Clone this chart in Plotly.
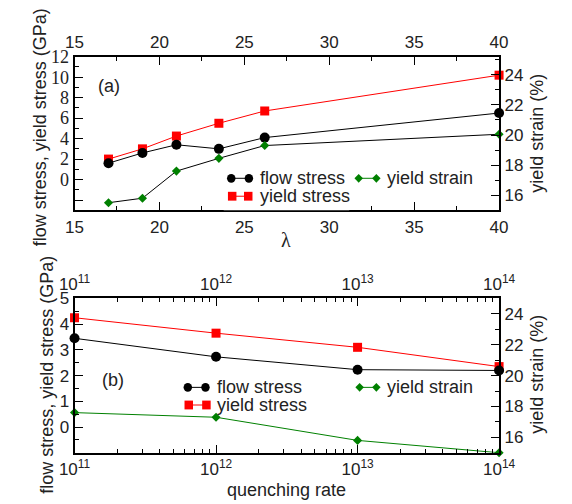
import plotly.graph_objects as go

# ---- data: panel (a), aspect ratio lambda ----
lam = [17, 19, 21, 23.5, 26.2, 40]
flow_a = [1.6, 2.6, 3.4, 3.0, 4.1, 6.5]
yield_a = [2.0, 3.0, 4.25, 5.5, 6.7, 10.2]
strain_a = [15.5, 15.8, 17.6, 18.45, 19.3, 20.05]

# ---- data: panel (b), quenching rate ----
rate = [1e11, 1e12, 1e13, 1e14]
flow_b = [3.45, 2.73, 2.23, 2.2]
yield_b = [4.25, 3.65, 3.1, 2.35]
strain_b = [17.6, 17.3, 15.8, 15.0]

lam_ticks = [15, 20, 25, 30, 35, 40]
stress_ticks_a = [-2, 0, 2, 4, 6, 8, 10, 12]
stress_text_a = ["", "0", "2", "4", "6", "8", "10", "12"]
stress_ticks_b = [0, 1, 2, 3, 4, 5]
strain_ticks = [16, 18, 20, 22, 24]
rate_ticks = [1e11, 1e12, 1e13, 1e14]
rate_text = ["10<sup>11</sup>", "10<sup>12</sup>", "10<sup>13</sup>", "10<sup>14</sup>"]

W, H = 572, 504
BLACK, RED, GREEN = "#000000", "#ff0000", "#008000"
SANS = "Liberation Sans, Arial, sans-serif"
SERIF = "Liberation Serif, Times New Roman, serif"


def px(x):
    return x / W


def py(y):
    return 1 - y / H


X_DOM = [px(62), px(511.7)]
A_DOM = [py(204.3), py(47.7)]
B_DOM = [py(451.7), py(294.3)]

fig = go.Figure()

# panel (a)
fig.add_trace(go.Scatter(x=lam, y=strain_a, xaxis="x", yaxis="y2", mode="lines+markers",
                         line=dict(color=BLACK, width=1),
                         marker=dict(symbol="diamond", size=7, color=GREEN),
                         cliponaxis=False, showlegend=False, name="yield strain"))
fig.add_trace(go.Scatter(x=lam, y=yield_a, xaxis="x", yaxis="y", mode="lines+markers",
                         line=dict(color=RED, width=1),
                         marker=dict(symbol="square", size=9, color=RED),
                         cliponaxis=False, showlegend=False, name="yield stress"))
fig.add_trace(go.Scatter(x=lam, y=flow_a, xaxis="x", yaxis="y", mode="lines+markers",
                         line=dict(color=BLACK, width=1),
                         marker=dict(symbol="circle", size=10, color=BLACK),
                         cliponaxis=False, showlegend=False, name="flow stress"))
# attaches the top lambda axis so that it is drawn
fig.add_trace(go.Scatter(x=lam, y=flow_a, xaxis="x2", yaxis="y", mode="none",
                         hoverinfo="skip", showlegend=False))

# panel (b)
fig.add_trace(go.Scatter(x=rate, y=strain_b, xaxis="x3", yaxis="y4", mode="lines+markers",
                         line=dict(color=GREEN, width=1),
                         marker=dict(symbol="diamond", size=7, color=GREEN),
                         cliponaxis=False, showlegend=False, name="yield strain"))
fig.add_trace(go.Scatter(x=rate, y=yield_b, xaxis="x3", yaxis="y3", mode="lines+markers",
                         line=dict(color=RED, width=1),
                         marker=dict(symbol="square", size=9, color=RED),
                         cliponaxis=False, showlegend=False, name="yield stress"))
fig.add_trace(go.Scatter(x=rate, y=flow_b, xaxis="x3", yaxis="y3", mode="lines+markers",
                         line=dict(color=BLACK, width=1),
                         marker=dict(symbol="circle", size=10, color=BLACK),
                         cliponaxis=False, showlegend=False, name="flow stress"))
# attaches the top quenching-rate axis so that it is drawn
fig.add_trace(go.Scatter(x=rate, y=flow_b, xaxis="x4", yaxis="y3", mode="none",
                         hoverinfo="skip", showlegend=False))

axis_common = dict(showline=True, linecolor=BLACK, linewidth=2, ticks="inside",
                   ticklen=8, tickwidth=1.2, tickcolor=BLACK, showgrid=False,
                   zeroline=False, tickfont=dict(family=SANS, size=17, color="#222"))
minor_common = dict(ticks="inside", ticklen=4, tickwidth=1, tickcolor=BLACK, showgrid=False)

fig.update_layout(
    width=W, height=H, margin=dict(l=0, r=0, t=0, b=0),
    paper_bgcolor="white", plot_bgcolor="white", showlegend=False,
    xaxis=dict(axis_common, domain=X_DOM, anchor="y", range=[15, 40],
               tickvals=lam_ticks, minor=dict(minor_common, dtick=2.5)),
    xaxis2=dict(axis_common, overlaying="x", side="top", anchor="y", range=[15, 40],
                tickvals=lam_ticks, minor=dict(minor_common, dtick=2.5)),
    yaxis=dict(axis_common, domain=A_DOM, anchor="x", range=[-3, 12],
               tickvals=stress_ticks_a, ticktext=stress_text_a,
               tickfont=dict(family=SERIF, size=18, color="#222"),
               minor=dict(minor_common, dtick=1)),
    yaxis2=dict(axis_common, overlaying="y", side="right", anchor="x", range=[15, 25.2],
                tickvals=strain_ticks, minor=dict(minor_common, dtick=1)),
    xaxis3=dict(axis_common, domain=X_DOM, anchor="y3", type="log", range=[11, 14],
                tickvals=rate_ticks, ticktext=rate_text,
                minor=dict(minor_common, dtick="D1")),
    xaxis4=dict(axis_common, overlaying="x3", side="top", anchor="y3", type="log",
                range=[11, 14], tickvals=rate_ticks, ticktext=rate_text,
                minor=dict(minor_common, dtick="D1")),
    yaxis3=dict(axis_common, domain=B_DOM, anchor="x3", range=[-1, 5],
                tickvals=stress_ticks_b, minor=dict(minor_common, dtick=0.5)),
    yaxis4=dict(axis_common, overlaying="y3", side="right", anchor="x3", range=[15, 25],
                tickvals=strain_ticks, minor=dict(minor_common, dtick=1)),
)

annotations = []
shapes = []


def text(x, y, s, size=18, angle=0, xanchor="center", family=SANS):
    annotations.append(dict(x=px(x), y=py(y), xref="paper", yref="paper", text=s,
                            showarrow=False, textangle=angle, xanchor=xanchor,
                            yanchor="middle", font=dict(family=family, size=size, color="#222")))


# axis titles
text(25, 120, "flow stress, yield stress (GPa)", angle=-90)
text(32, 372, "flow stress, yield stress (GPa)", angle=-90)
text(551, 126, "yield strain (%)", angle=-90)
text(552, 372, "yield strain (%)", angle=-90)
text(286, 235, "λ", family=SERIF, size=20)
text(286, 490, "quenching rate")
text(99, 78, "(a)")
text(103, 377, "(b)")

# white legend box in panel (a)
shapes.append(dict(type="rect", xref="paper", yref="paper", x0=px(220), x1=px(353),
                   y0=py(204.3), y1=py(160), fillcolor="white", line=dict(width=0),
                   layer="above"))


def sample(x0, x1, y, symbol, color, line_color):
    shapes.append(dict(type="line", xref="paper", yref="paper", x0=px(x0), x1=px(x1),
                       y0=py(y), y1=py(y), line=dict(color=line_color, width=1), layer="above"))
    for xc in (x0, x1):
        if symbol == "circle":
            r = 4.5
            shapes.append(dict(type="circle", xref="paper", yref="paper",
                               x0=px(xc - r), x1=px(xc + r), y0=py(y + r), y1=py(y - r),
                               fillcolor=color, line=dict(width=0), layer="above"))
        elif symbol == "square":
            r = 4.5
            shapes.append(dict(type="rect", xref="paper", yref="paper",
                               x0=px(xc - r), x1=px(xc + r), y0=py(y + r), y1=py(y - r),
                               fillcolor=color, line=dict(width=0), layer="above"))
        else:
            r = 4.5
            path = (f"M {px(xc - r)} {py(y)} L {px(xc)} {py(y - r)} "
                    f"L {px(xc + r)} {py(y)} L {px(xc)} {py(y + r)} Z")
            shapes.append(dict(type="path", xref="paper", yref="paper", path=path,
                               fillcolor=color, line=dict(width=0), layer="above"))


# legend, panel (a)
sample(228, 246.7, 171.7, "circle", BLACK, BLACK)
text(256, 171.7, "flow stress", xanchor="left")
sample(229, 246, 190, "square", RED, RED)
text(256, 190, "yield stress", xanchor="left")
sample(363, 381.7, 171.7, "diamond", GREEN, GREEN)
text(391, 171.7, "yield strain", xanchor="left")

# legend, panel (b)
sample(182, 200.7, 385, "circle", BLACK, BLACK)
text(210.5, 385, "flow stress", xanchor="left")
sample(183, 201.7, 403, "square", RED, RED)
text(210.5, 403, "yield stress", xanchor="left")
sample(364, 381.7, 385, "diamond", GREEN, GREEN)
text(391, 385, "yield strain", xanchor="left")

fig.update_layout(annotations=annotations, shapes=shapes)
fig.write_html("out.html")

::::::::

Only lines belong in the copy: transcribe those from the start of the data through the line that contains "strain_a = [15.5, 15.8, 17.6, 18.45, 19.3, 20.05]", and skip the pictures.

Clone this chart in Plotly.
import plotly.graph_objects as go

# ---- data: panel (a), aspect ratio lambda ----
lam = [17, 19, 21, 23.5, 26.2, 40]
flow_a = [1.6, 2.6, 3.4, 3.0, 4.1, 6.5]
yield_a = [2.0, 3.0, 4.25, 5.5, 6.7, 10.2]
strain_a = [15.5, 15.8, 17.6, 18.45, 19.3, 20.05]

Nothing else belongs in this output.